▶ Do this
Retype only what runs from the first line of the listing to the line holding "0.02, 0.003, 0.012]", both included. Do not retype the pictures.

** START OF Stored data **

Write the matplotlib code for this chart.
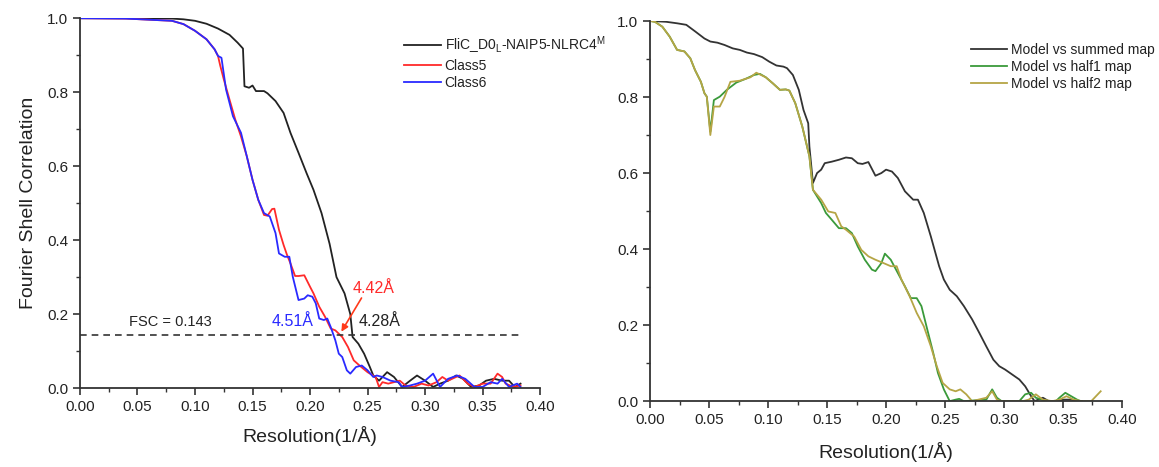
import matplotlib
matplotlib.use("Agg")
import matplotlib.pyplot as plt
from matplotlib.ticker import MultipleLocator

plt.rcParams['font.family'] = ['Liberation Sans', 'DejaVu Sans']

# ---- left panel data: FSC curves ----
fsc_x_black = [0.0, 0.04, 0.08, 0.09, 0.10, 0.11, 0.12, 0.13, 0.137, 0.1417, 0.143, 0.147, 0.15, 0.153,
               0.16, 0.163, 0.17, 0.177, 0.183, 0.19, 0.197, 0.203, 0.21, 0.217, 0.223, 0.23, 0.235,
               0.237, 0.242, 0.247, 0.252, 0.255, 0.26, 0.267, 0.273, 0.28, 0.287, 0.293, 0.30, 0.307,
               0.313, 0.32, 0.327, 0.333, 0.34, 0.347, 0.353, 0.36, 0.367, 0.373, 0.378, 0.383]
fsc_y_black = [1.0, 1.0, 0.999, 0.997, 0.993, 0.985, 0.972, 0.955, 0.934, 0.918, 0.816, 0.812, 0.818, 0.803,
               0.803, 0.797, 0.776, 0.744, 0.69, 0.636, 0.581, 0.536, 0.473, 0.39, 0.30, 0.256, 0.20,
               0.138, 0.12, 0.093, 0.057, 0.034, 0.02, 0.043, 0.03, 0.003, 0.02, 0.034, 0.02, 0.003,
               0.012, 0.02, 0.034, 0.025, 0.003, 0.007, 0.02, 0.025, 0.02, 0.02, 0.003, 0.012]

fsc_x_red = [0.0, 0.04, 0.08, 0.09, 0.10, 0.11, 0.117, 0.12, 0.122, 0.125, 0.13, 0.135, 0.14, 0.145,
             0.15, 0.155, 0.16, 0.163, 0.167, 0.169, 0.173, 0.177, 0.18, 0.183, 0.187, 0.19, 0.195,
             0.20, 0.203, 0.208, 0.213, 0.218, 0.222, 0.225, 0.228, 0.233, 0.238, 0.243, 0.25, 0.257,
             0.26, 0.263, 0.268, 0.273, 0.278, 0.283, 0.29, 0.297, 0.303, 0.31, 0.315, 0.32, 0.327,
             0.33, 0.337, 0.343, 0.35, 0.357, 0.363, 0.367, 0.37, 0.377, 0.383]
fsc_y_red = [1.0, 0.999, 0.993, 0.984, 0.966, 0.943, 0.916, 0.898, 0.871, 0.835, 0.78, 0.726, 0.68, 0.627,
             0.563, 0.509, 0.468, 0.466, 0.484, 0.485, 0.428, 0.387, 0.36, 0.337, 0.303, 0.303, 0.305,
             0.274, 0.256, 0.22, 0.193, 0.161, 0.156, 0.147, 0.138, 0.111, 0.075, 0.061, 0.043, 0.03,
             0.003, 0.016, 0.012, 0.016, 0.02, 0.007, 0.003, 0.012, 0.007, 0.016, 0.03, 0.02, 0.03,
             0.034, 0.012, 0.003, 0.012, 0.012, 0.039, 0.03, 0.012, 0.003, 0.007]

fsc_x_blue = [0.0, 0.04, 0.08, 0.09, 0.10, 0.11, 0.117, 0.12, 0.123, 0.127, 0.133, 0.14, 0.145, 0.15,
              0.155, 0.16, 0.165, 0.17, 0.173, 0.178, 0.182, 0.185, 0.19, 0.195, 0.198, 0.202, 0.205,
              0.208, 0.212, 0.215, 0.218, 0.222, 0.225, 0.228, 0.232, 0.235, 0.24, 0.245, 0.25, 0.255,
              0.258, 0.263, 0.27, 0.277, 0.28, 0.287, 0.293, 0.30, 0.307, 0.313, 0.32, 0.328, 0.335,
              0.343, 0.35, 0.357, 0.363, 0.367, 0.373, 0.38, 0.383]
fsc_y_blue = [1.0, 0.999, 0.993, 0.984, 0.966, 0.943, 0.916, 0.898, 0.893, 0.807, 0.735, 0.69, 0.627, 0.563,
              0.509, 0.473, 0.464, 0.419, 0.364, 0.355, 0.355, 0.301, 0.238, 0.242, 0.251, 0.247, 0.229,
              0.188, 0.184, 0.188, 0.165, 0.129, 0.093, 0.084, 0.048, 0.039, 0.057, 0.061, 0.048, 0.03,
              0.034, 0.03, 0.02, 0.016, 0.003, 0.007, 0.012, 0.02, 0.039, 0.003, 0.025, 0.034, 0.025,
              0.003, 0.003, 0.016, 0.012, 0.025, 0.003, 0.012, 0.003]

left_labels = ['FliC_D0$_\\mathregular{L}$-NAIP5-NLRC4$^\\mathregular{M}$', 'Class5', 'Class6']
fsc_threshold = 0.143

# ---- right panel data: model vs map ----
mm_x_sum = [0.0, 0.0134, 0.0228, 0.0306, 0.0384, 0.046, 0.051, 0.057, 0.063, 0.07, 0.076, 0.082, 0.088,
            0.095, 0.101, 0.107, 0.113, 0.116, 0.121, 0.126, 0.13, 0.134, 0.135, 0.138, 0.1415, 0.145,
            0.148, 0.154, 0.16, 0.166, 0.171, 0.176, 0.18, 0.185, 0.191, 0.196, 0.20, 0.205, 0.21,
            0.216, 0.223, 0.227, 0.232, 0.238, 0.245, 0.249, 0.254, 0.26, 0.266, 0.273, 0.279, 0.285,
            0.291, 0.296, 0.301, 0.307, 0.313, 0.318, 0.323, 0.326, 0.329, 0.333, 0.338, 0.344, 0.351,
            0.357, 0.362, 0.366]
mm_y_sum = [1.0, 0.998, 0.994, 0.99, 0.972, 0.954, 0.946, 0.943, 0.937, 0.928, 0.924, 0.917, 0.913,
            0.905, 0.893, 0.883, 0.88, 0.876, 0.858, 0.819, 0.766, 0.731, 0.67, 0.574, 0.60, 0.609,
            0.626, 0.63, 0.635, 0.641, 0.639, 0.626, 0.624, 0.629, 0.593, 0.60, 0.609, 0.604, 0.587,
            0.552, 0.53, 0.53, 0.495, 0.433, 0.355, 0.32, 0.293, 0.276, 0.25, 0.215, 0.18, 0.144,
            0.109, 0.092, 0.083, 0.07, 0.057, 0.039, 0.013, 0.0, 0.004, 0.009, 0.0, 0.0, 0.004,
            0.004, 0.0, 0.0]

mm_x_h1 = [0.0, 0.004, 0.0103, 0.0165, 0.0228, 0.029, 0.034, 0.038, 0.043, 0.046, 0.048, 0.051, 0.054,
           0.059, 0.065, 0.073, 0.081, 0.088, 0.093, 0.098, 0.104, 0.11, 0.115, 0.118, 0.123, 0.129,
           0.135, 0.138, 0.145, 0.149, 0.154, 0.16, 0.166, 0.171, 0.176, 0.182, 0.188, 0.191, 0.196,
           0.199, 0.204, 0.21, 0.216, 0.221, 0.226, 0.23, 0.235, 0.24, 0.244, 0.249, 0.254, 0.259,
           0.262, 0.266, 0.285, 0.29, 0.294, 0.298, 0.313, 0.318, 0.323, 0.327, 0.332, 0.338, 0.344,
           0.347, 0.352, 0.357, 0.362, 0.365]
mm_y_h1 = [1.0, 0.998, 0.985, 0.959, 0.924, 0.92, 0.902, 0.871, 0.84, 0.81, 0.801, 0.709, 0.792,
           0.801, 0.819, 0.838, 0.848, 0.858, 0.861, 0.852, 0.836, 0.819, 0.82, 0.817, 0.784, 0.722,
           0.644, 0.556, 0.521, 0.495, 0.477, 0.455, 0.455, 0.442, 0.407, 0.372, 0.346, 0.342, 0.363,
           0.388, 0.372, 0.337, 0.302, 0.271, 0.271, 0.25, 0.188, 0.127, 0.074, 0.031, 0.0, 0.004,
           0.006, 0.0, 0.004, 0.031, 0.009, 0.0, 0.0, 0.018, 0.022, 0.009, 0.004, 0.0, 0.0,
           0.009, 0.022, 0.013, 0.004, 0.0]

mm_x_h2 = [0.0, 0.004, 0.0103, 0.0165, 0.0228, 0.029, 0.034, 0.038, 0.043, 0.046, 0.048, 0.051, 0.054,
           0.059, 0.063, 0.068, 0.076, 0.085, 0.09, 0.098, 0.104, 0.11, 0.115, 0.118, 0.123, 0.129,
           0.135, 0.138, 0.145, 0.151, 0.157, 0.162, 0.166, 0.173, 0.179, 0.185, 0.191, 0.198, 0.204,
           0.209, 0.213, 0.22, 0.226, 0.232, 0.238, 0.243, 0.248, 0.254, 0.259, 0.263, 0.268, 0.273,
           0.285, 0.29, 0.294, 0.298, 0.316, 0.321, 0.327, 0.333, 0.341, 0.347, 0.353, 0.359, 0.366,
           0.374, 0.382]
mm_y_h2 = [1.0, 0.998, 0.985, 0.959, 0.924, 0.92, 0.902, 0.871, 0.84, 0.81, 0.801, 0.70, 0.775,
           0.775, 0.80, 0.84, 0.843, 0.852, 0.864, 0.852, 0.836, 0.819, 0.82, 0.817, 0.784, 0.722,
           0.644, 0.556, 0.53, 0.499, 0.495, 0.46, 0.451, 0.433, 0.398, 0.381, 0.372, 0.363, 0.355,
           0.355, 0.32, 0.276, 0.232, 0.197, 0.144, 0.092, 0.048, 0.031, 0.026, 0.031, 0.018, 0.0,
           0.009, 0.026, 0.004, 0.0, 0.0, 0.004, 0.018, 0.004, 0.0, 0.004, 0.013, 0.004, 0.0,
           0.0, 0.026]

right_labels = ['Model vs summed map', 'Model vs half1 map', 'Model vs half2 map']

fig = plt.figure(figsize=(11.59, 4.67), dpi=100)
ax1 = fig.add_axes([0.069, 0.169, 0.397, 0.792])
ax2 = fig.add_axes([0.561, 0.141, 0.407, 0.814])


def style_axis(ax, pad):
    ax.set_xlim(0, 0.40)
    ax.set_ylim(0, 1.0)
    ax.spines['top'].set_visible(False)
    ax.spines['right'].set_visible(False)
    for s in ['left', 'bottom']:
        ax.spines[s].set_linewidth(1.3)
        ax.spines[s].set_color('#333333')
    ax.xaxis.set_major_locator(MultipleLocator(0.05))
    ax.xaxis.set_minor_locator(MultipleLocator(0.025))
    ax.yaxis.set_major_locator(MultipleLocator(0.2))
    ax.yaxis.set_minor_locator(MultipleLocator(0.1))
    ax.xaxis.set_major_formatter(plt.FuncFormatter(lambda v, p: '%.2f' % v))
    ax.yaxis.set_major_formatter(plt.FuncFormatter(lambda v, p: '%.1f' % v))
    ax.tick_params(which='major', direction='out', length=5, width=1.2, labelsize=11, colors='#333333')
    ax.tick_params(which='minor', direction='out', length=3, width=1.0, colors='#333333')
    ax.tick_params(labelcolor='#222222')
    ax.set_xlabel('Resolution(1/Å)', fontsize=14, color='#222222', labelpad=pad)


# left panel
ax1.plot(fsc_x_black, fsc_y_black, color='#222222', lw=1.3, label=left_labels[0])
ax1.plot(fsc_x_red, fsc_y_red, color='#ff2a2a', lw=1.3, label=left_labels[1])
ax1.plot(fsc_x_blue, fsc_y_blue, color='#2a2aff', lw=1.3, label=left_labels[2])
ax1.plot([0, 0.383], [fsc_threshold, fsc_threshold], color='#333333', lw=1.2, ls=(0, (4, 3)))
style_axis(ax1, 9)
ax1.set_ylabel('Fourier Shell Correlation', fontsize=14, color='#222222', labelpad=7)
ax1.text(0.043, 0.18, 'FSC = 0.143', fontsize=10.5, color='#222222', va='center')
ax1.text(0.167, 0.18, '4.51Å', fontsize=11.5, color='#2a2aff', va='center')
ax1.text(0.242, 0.18, '4.28Å', fontsize=11.5, color='#222222', va='center')
ax1.text(0.237, 0.268, '4.42Å', fontsize=11.5, color='#ff2a2a', va='center')
ax1.annotate('', xy=(0.226, 0.146), xytext=(0.246, 0.25),
             arrowprops=dict(arrowstyle='-|>', color='#ff3a1a', lw=1.2, mutation_scale=10))
leg1 = ax1.legend(loc='upper left', bbox_to_anchor=(0.69, 0.975), frameon=False, fontsize=10,
                  handlelength=2.6, handletextpad=0.3, labelspacing=0.2, borderpad=0)
for t in leg1.get_texts():
    t.set_color('#222222')

# right panel
ax2.plot(mm_x_sum, mm_y_sum, color='#333333', lw=1.3, label=right_labels[0])
ax2.plot(mm_x_h1, mm_y_h1, color='#3a9a3a', lw=1.3, label=right_labels[1])
ax2.plot(mm_x_h2, mm_y_h2, color='#b5a545', lw=1.3, label=right_labels[2])
style_axis(ax2, 11)
leg2 = ax2.legend(loc='upper left', bbox_to_anchor=(0.665, 0.96), frameon=False, fontsize=10,
                  handlelength=2.6, handletextpad=0.3, labelspacing=0.2, borderpad=0)
for t in leg2.get_texts():
    t.set_color('#222222')

fig.savefig('out.png', dpi=100)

** END OF Stored data **

▶ Task output
Write the matplotlib code for this chart.
import matplotlib
matplotlib.use("Agg")
import matplotlib.pyplot as plt
from matplotlib.ticker import MultipleLocator

plt.rcParams['font.family'] = ['Liberation Sans', 'DejaVu Sans']

# ---- left panel data: FSC curves ----
fsc_x_black = [0.0, 0.04, 0.08, 0.09, 0.10, 0.11, 0.12, 0.13, 0.137, 0.1417, 0.143, 0.147, 0.15, 0.153,
               0.16, 0.163, 0.17, 0.177, 0.183, 0.19, 0.197, 0.203, 0.21, 0.217, 0.223, 0.23, 0.235,
               0.237, 0.242, 0.247, 0.252, 0.255, 0.26, 0.267, 0.273, 0.28, 0.287, 0.293, 0.30, 0.307,
               0.313, 0.32, 0.327, 0.333, 0.34, 0.347, 0.353, 0.36, 0.367, 0.373, 0.378, 0.383]
fsc_y_black = [1.0, 1.0, 0.999, 0.997, 0.993, 0.985, 0.972, 0.955, 0.934, 0.918, 0.816, 0.812, 0.818, 0.803,
               0.803, 0.797, 0.776, 0.744, 0.69, 0.636, 0.581, 0.536, 0.473, 0.39, 0.30, 0.256, 0.20,
               0.138, 0.12, 0.093, 0.057, 0.034, 0.02, 0.043, 0.03, 0.003, 0.02, 0.034, 0.02, 0.003,
               0.012, 0.02, 0.034, 0.025, 0.003, 0.007, 0.02, 0.025, 0.02, 0.02, 0.003, 0.012]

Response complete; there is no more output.